The world has gone to Lima, apparently with the view of saving the planet. Signals are being beamed to us in microsecond wires of communication. We Are Here To Act. Not really, of course. Lima is an exercise in semantics, spin and a photo opportunity that will certainly eventuate after frantic discussions. The tone will be one of urgency, desperation in search of a communiqué to wave before the gathering throng, Chamberlain-like. This has been the practice of such gatherings for more than a decade now. All talk and little Climate Change action. The Australian government should not have been so nervous about attending. There was no need for the hardline government minister, Andrew Robb, to chaperone the Foreign Minister, Julie Bishop to Peru. She could have demanded real cuts in fossil fuels, supported the need for renewables and rowed back to Australia to eat into her own emissions, and it would have made no difference to the outcome. (Perhaps it would have embarrassed her Prime Minister, Tony Abbott – and perhaps not – nothing seems to embarrass him).

It may appear contradictory to suggest the last rhetorical flush we need is urgency.
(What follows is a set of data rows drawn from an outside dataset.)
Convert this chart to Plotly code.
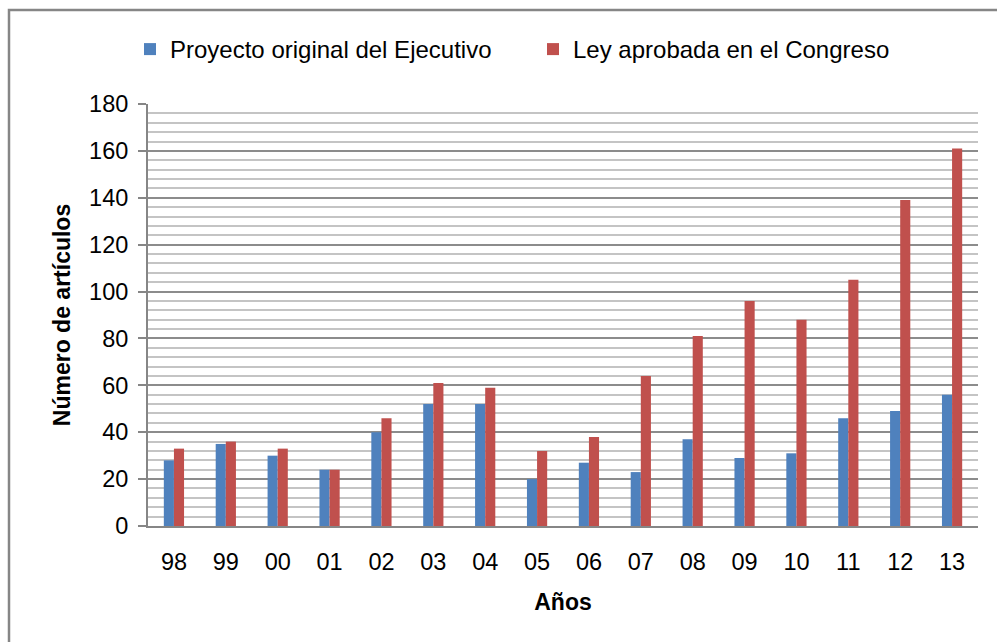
import plotly.graph_objects as go

years = ["98", "99", "00", "01", "02", "03", "04", "05", "06", "07", "08", "09", "10", "11", "12", "13"]
proyecto = [28, 35, 30, 24, 40, 52, 52, 20, 27, 23, 37, 29, 31, 46, 49, 56]
ley = [33, 36, 33, 24, 46, 61, 59, 32, 38, 64, 81, 96, 88, 105, 139, 161]
y_ticks = [0, 20, 40, 60, 80, 100, 120, 140, 160, 180]

FONT = "Liberation Sans"
W, H = 997, 642
ML, MR, MT, MB = 148, 19, 104, 116
pw, ph = W - ML - MR, H - MT - MB

fig = go.Figure()
fig.add_trace(go.Bar(x=years, y=proyecto, name="Proyecto original del Ejecutivo",
                     marker=dict(color="#4f81bd", line=dict(width=0))))
fig.add_trace(go.Bar(x=years, y=ley, name="Ley aprobada en el Congreso",
                     marker=dict(color="#c0504d", line=dict(width=0))))

fig.update_layout(
    width=W, height=H,
    margin=dict(l=ML, r=MR, t=MT, b=MB),
    paper_bgcolor="white", plot_bgcolor="white",
    barmode="group", bargap=0.61, bargroupgap=0,
    font=dict(family=FONT, size=23, color="black"),
    legend=dict(orientation="h", x=(130 - ML) / pw, xanchor="left", y=1 + (MT - 27) / ph,
                yanchor="top", font=dict(size=24, family=FONT), itemwidth=30,
                entrywidth=358, entrywidthmode="pixels",
                traceorder="normal", bgcolor="rgba(0,0,0,0)"),
    xaxis=dict(
        showline=True, linecolor="#868686", linewidth=2,
        showgrid=False, ticks="", tickfont=dict(size=23.5), ticklabelstandoff=14,
        title=dict(text="<b>Años</b>", font=dict(size=23), standoff=20),
    ),
    yaxis=dict(
        range=[0, 180], tickvals=y_ticks, showline=True, linecolor="#868686", linewidth=2,
        showgrid=True, gridcolor="#8c8c8c", gridwidth=1.5,
        ticks="outside", ticklen=8, tickcolor="#868686", tickwidth=1.5,
        tickfont=dict(size=23.5), ticklabelstandoff=5,
        minor=dict(dtick=4, showgrid=True, gridcolor="#c4c4c4", gridwidth=1.5),
        title=dict(text="<b>Número de artículos</b>", font=dict(size=23), standoff=12),
        zeroline=False,
    ),
)

fig.add_shape(type="rect", xref="paper", yref="paper",
              x0=(9 - ML) / pw, x1=(W + 10 - ML) / pw,
              y0=-(H + 10 - MT - ph) / ph, y1=1 + (MT - 10) / ph,
              line=dict(color="#868686", width=2.5), fillcolor="rgba(0,0,0,0)", layer="below")

fig.write_html("out.html", config={"displayModeBar": False},
               post_script="document.body.style.margin='0px';")
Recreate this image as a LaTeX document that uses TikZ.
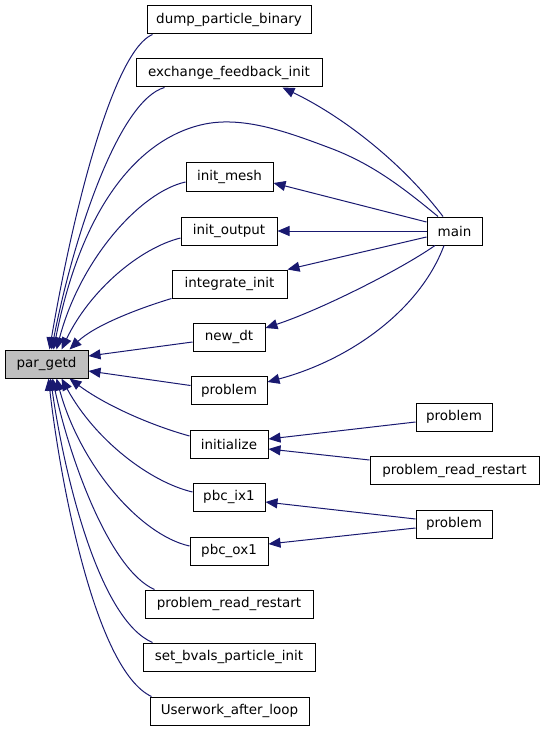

For sure, the state of the planet is desperate. Despite Minister Bishop claiming that Australia’s – no, the world’s – Great Barrier Reef is in fine shape, reputable scientists have warned us, time and time again, that the reef is in a dire situation. One that may well result in its death. I could go one here about other aspects of urgency: around clean air, contamination of waterways, drought, increasingly ferocious weather events, etc. etc. Oddly, perhaps, I do not think talk of urgency and panic get us anywhere. The language may provoke some to action, and I applaud this. Action is vital. But many run in fear, bury their heads in the proverbial sand and do nothing. This mood of panic has been strategically exploited by the Abbott government in Australia, and other administrations around the globe.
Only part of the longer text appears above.